After almost a decade of dissembling by George W. Bush about tax and budget matters, will John McCain get away with the same approach?
McCain’s misleading claims about Barack Obama raising taxes on small business continue to be repeated by the press:
Washingtonpost.com’s The Trail blog, CNN, and CBSNews.com each repeated Sen. John McCain’s false claim that “[i]f you are one of the 23 million small business owners in America who files as an individual rate payer, Senator [Barack] Obama is going to raise your tax rates.” In fact, Obama has proposed rolling back President Bush’s tax cuts only on “people who are making 250,000 dollars a year or more”; according to the nonpartisan Tax Policy Center, only 481,000 small businesses fall into the tax brackets that would be affected by those increases.
On the upside, however, The Atlantic’s Marc Ambinder debunked the con:
The Republicans and John McCain in particular are trotting out a tiresome and thoroughly debunkable claim about Barack Obama’s tax plans — namely, that could hit as many as 23 million small businesses. The McCain campaign credulously cites the obviously self-interested Chamber of Commerce, which counts as a small business any entity or individual who reports any income under Schedule C of the federal income tax return or anyone who organizes a Subchapter S corporation. Hence: 23 million. As Factcheck.org says, that’s misleading — generously put. The real pool of small businesses with employees is around six million, and an estimate of the number of proprietorship paying into the top two income brackets is less than 700,000 — a lot, but about 2.5% of 23 million.
McCain is also still making false claims about the effects of tax cuts and tax increases on revenue as well (via Ezra Klein):
“You can’t get over the fact that historically when you raise people’s taxes, revenue goes down,” he said. “Every time we cut capital gains taxes, there has been an increase in revenues.”

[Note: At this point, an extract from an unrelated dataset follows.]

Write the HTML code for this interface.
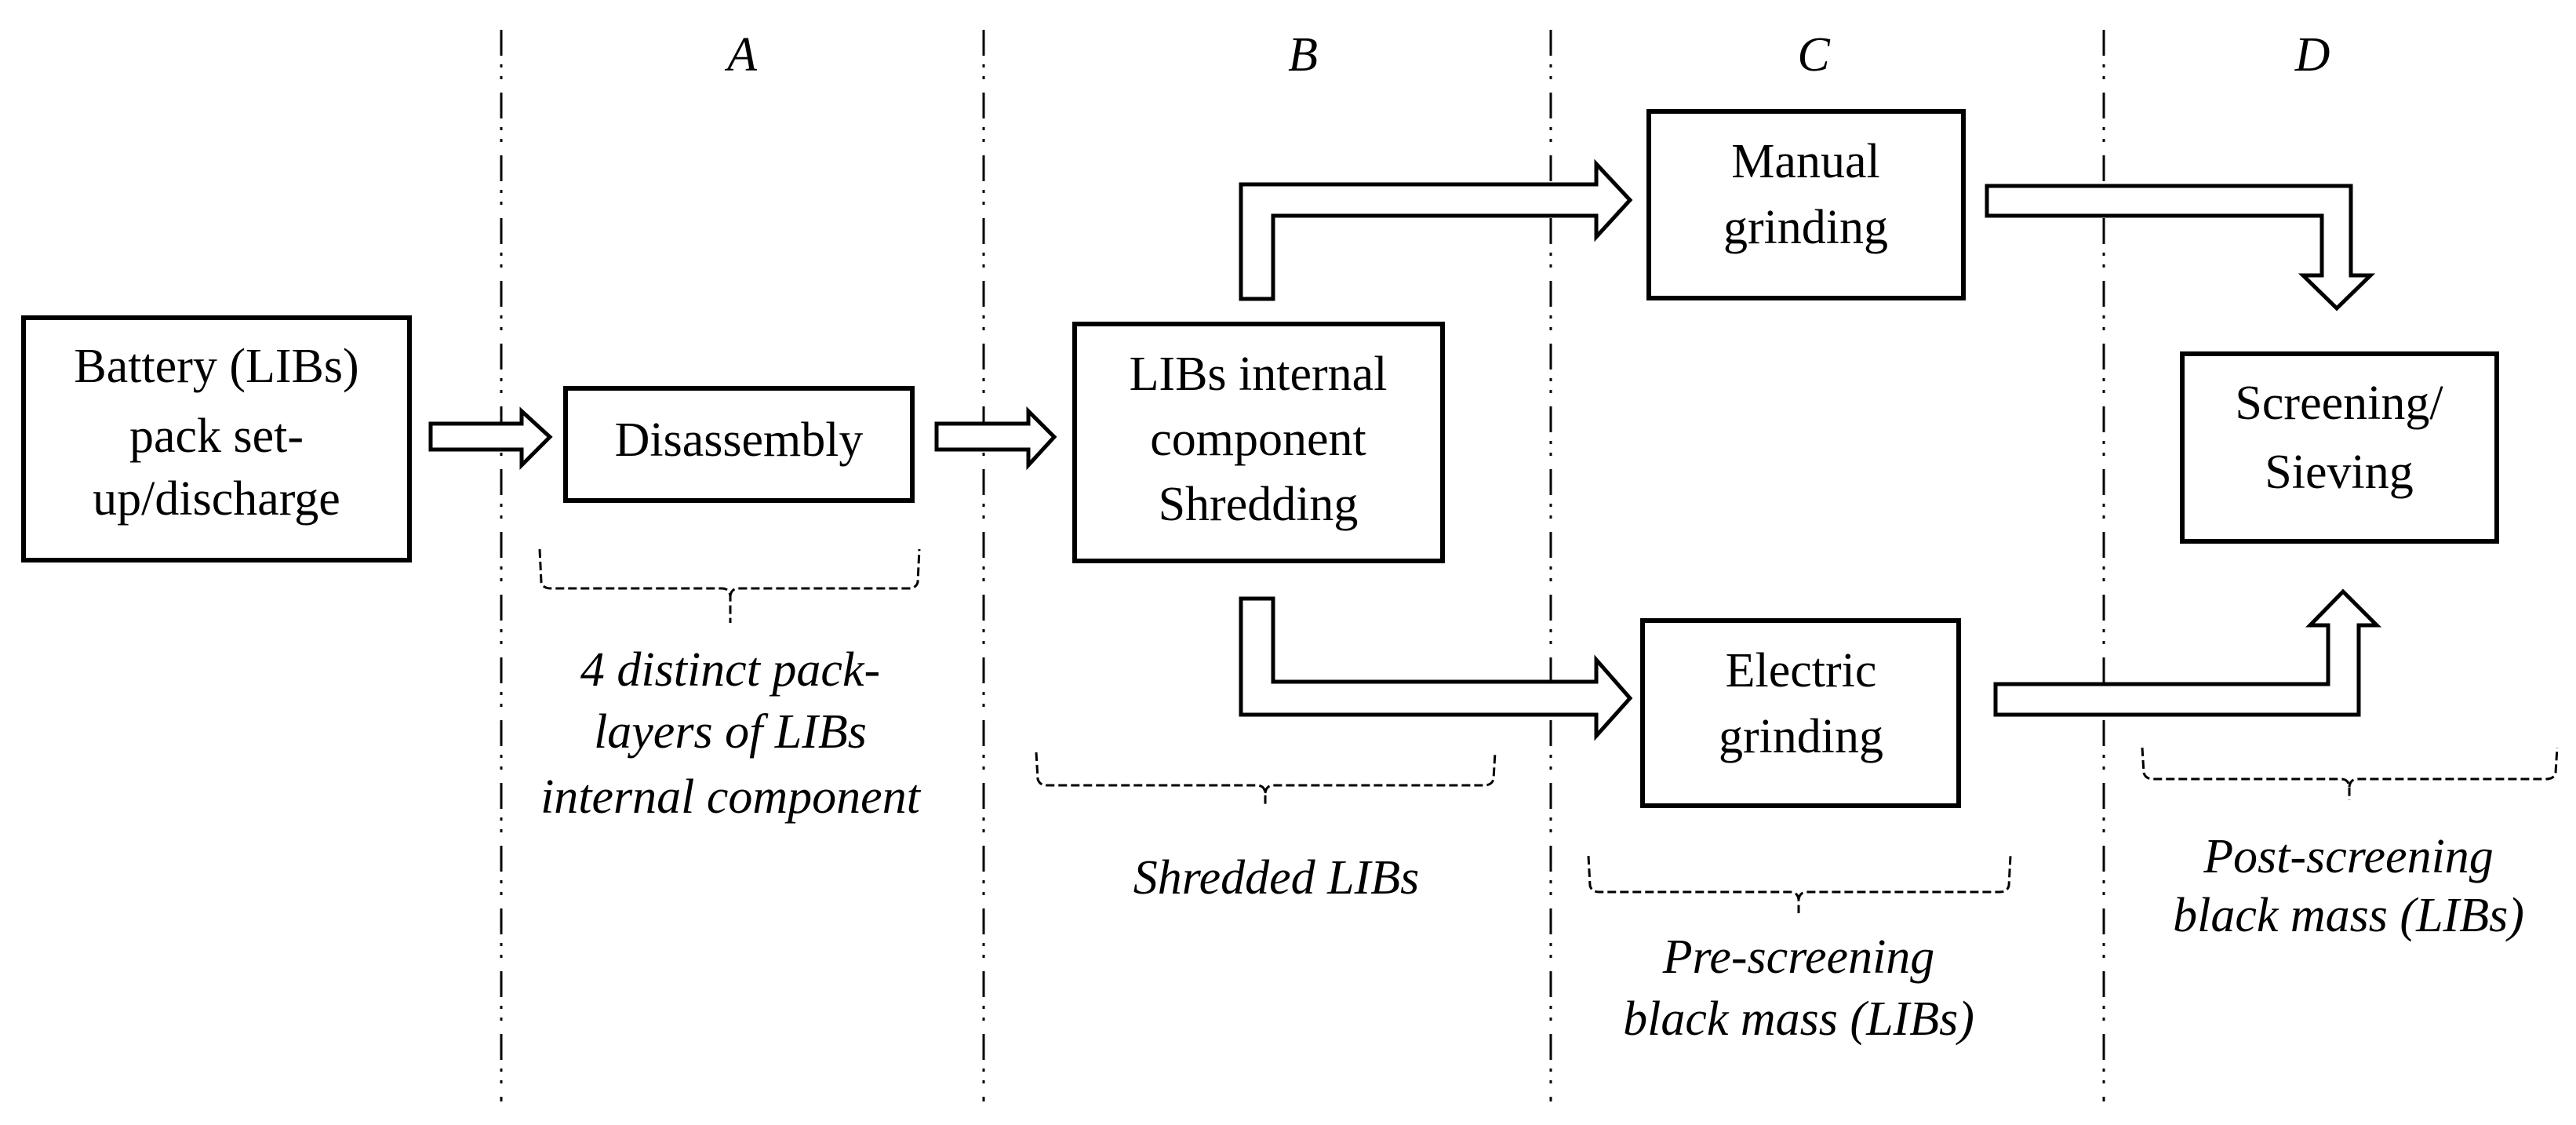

While these claims (which he has made repeatedly) get far too little attention, the New York Times did take him to task in an article last week:
And when Mr. McCain first outlined his tax cut proposals shortly before the South Carolina primary in January, he highlighted his new enthusiasm for supply-side economics. “Don’t listen to this siren song about cutting taxes,” Mr. McCain said then. “Every time in history we have raised taxes it has cut revenues.” Of course, history is full of tax increases that raised revenues, just as planned, and many economists deride the notion that broad-based tax cuts will spur enough economic growth to raise tax revenues over all.
For more on why capital gains tax cuts don’t increase revenue overall, see the Center on Budget and Policy Priorities. Also, see Brad DeLong on how McCain’s budget doesn’t add up.
The press has no excuse for giving McCain a pass this time around. He’s using the same playbook as Bush.